++++ INFORMATION PROVIDED

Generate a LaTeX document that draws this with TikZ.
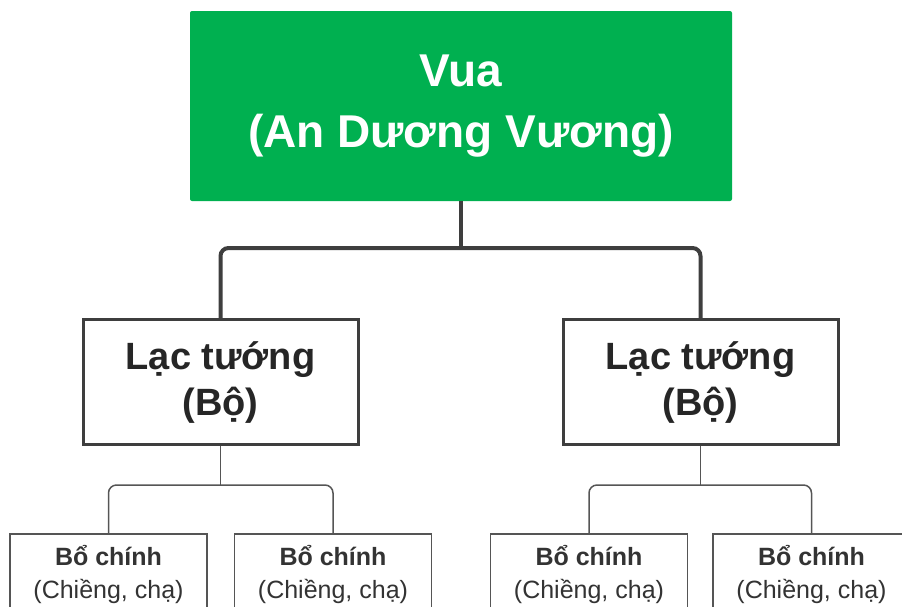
\documentclass[tikz,border=0pt]{standalone}
\usepackage{fontspec}
\setmainfont{Liberation Sans}
\definecolor{kinggreen}{RGB}{0,176,80}
\definecolor{linegray}{RGB}{62,62,62}
\definecolor{thingray}{RGB}{85,85,85}
\tikzset{
  king/.style={fill=kinggreen, text=white, align=center, inner sep=0pt,
    minimum width=542pt, minimum height=190pt, rounded corners=2pt,
    font=\fontsize{46}{61}\selectfont\bfseries},
  general/.style={draw=linegray, line width=3pt, fill=white, text=black!85,
    align=center, inner sep=0pt, minimum width=275pt, minimum height=125pt,
    font=\fontsize{38}{46}\selectfont\bfseries},
  chief/.style={draw=thingray, line width=1.5pt, fill=white, text=black!80,
    align=center, inner sep=0pt, minimum width=197pt, minimum height=80pt,
    font=\fontsize{25}{33}\selectfont},
  biglink/.style={draw=linegray, line width=4pt, rounded corners=8pt},
  smalllink/.style={draw=thingray, line width=1.5pt, rounded corners=8pt}
}
\begin{document}
\begin{tikzpicture}[x=1pt,y=-1pt]
    \useasboundingbox (0,0) rectangle (902,606);
    \clip (0,0) rectangle (902,606);
    \node[king] (vua) at (461,106) {Vua\\(An Dương Vương)};
    \node[general] (lt1) at (220.5,382) {Lạc tướng\\(Bộ)};
    \node[general] (lt2) at (700.5,382) {Lạc tướng\\(Bộ)};
    \node[chief] (bc1) at (108.5,574) {\textbf{Bổ chính}\\(Chiềng, chạ)};
    \node[chief] (bc2) at (333,574) {\textbf{Bổ chính}\\(Chiềng, chạ)};
    \node[chief] (bc3) at (589,574) {\textbf{Bổ chính}\\(Chiềng, chạ)};
    \node[chief] (bc4) at (811.5,574) {\textbf{Bổ chính}\\(Chiềng, chạ)};
    \coordinate (fork) at (461,248);
    \coordinate (fork1) at (220.5,485);
    \coordinate (fork2) at (700.5,485);
    \draw [biglink] (vua) -- (fork);
    \draw [biglink] (lt1) |- (fork) -| (lt2);
    \draw [smalllink] (lt1) -- (fork1);
    \draw [smalllink] (bc1) |- (fork1) -| (bc2);
    \draw [smalllink] (lt2) -- (fork2);
    \draw [smalllink] (bc3) |- (fork2) -| (bc4);
  \end{tikzpicture}
\end{document}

++++++++

◆ REQUEST
Copy the whole of the material above exactly, but not its images.

◆ THE RESULT
Generate a LaTeX document that draws this with TikZ.
\documentclass[tikz,border=0pt]{standalone}
\usepackage{fontspec}
\setmainfont{Liberation Sans}
\definecolor{kinggreen}{RGB}{0,176,80}
\definecolor{linegray}{RGB}{62,62,62}
\definecolor{thingray}{RGB}{85,85,85}
\tikzset{
  king/.style={fill=kinggreen, text=white, align=center, inner sep=0pt,
    minimum width=542pt, minimum height=190pt, rounded corners=2pt,
    font=\fontsize{46}{61}\selectfont\bfseries},
  general/.style={draw=linegray, line width=3pt, fill=white, text=black!85,
    align=center, inner sep=0pt, minimum width=275pt, minimum height=125pt,
    font=\fontsize{38}{46}\selectfont\bfseries},
  chief/.style={draw=thingray, line width=1.5pt, fill=white, text=black!80,
    align=center, inner sep=0pt, minimum width=197pt, minimum height=80pt,
    font=\fontsize{25}{33}\selectfont},
  biglink/.style={draw=linegray, line width=4pt, rounded corners=8pt},
  smalllink/.style={draw=thingray, line width=1.5pt, rounded corners=8pt}
}
\begin{document}
\begin{tikzpicture}[x=1pt,y=-1pt]
    \useasboundingbox (0,0) rectangle (902,606);
    \clip (0,0) rectangle (902,606);
    \node[king] (vua) at (461,106) {Vua\\(An Dương Vương)};
    \node[general] (lt1) at (220.5,382) {Lạc tướng\\(Bộ)};
    \node[general] (lt2) at (700.5,382) {Lạc tướng\\(Bộ)};
    \node[chief] (bc1) at (108.5,574) {\textbf{Bổ chính}\\(Chiềng, chạ)};
    \node[chief] (bc2) at (333,574) {\textbf{Bổ chính}\\(Chiềng, chạ)};
    \node[chief] (bc3) at (589,574) {\textbf{Bổ chính}\\(Chiềng, chạ)};
    \node[chief] (bc4) at (811.5,574) {\textbf{Bổ chính}\\(Chiềng, chạ)};
    \coordinate (fork) at (461,248);
    \coordinate (fork1) at (220.5,485);
    \coordinate (fork2) at (700.5,485);
    \draw [biglink] (vua) -- (fork);
    \draw [biglink] (lt1) |- (fork) -| (lt2);
    \draw [smalllink] (lt1) -- (fork1);
    \draw [smalllink] (bc1) |- (fork1) -| (bc2);
    \draw [smalllink] (lt2) -- (fork2);
    \draw [smalllink] (bc3) |- (fork2) -| (bc4);
  \end{tikzpicture}
\end{document}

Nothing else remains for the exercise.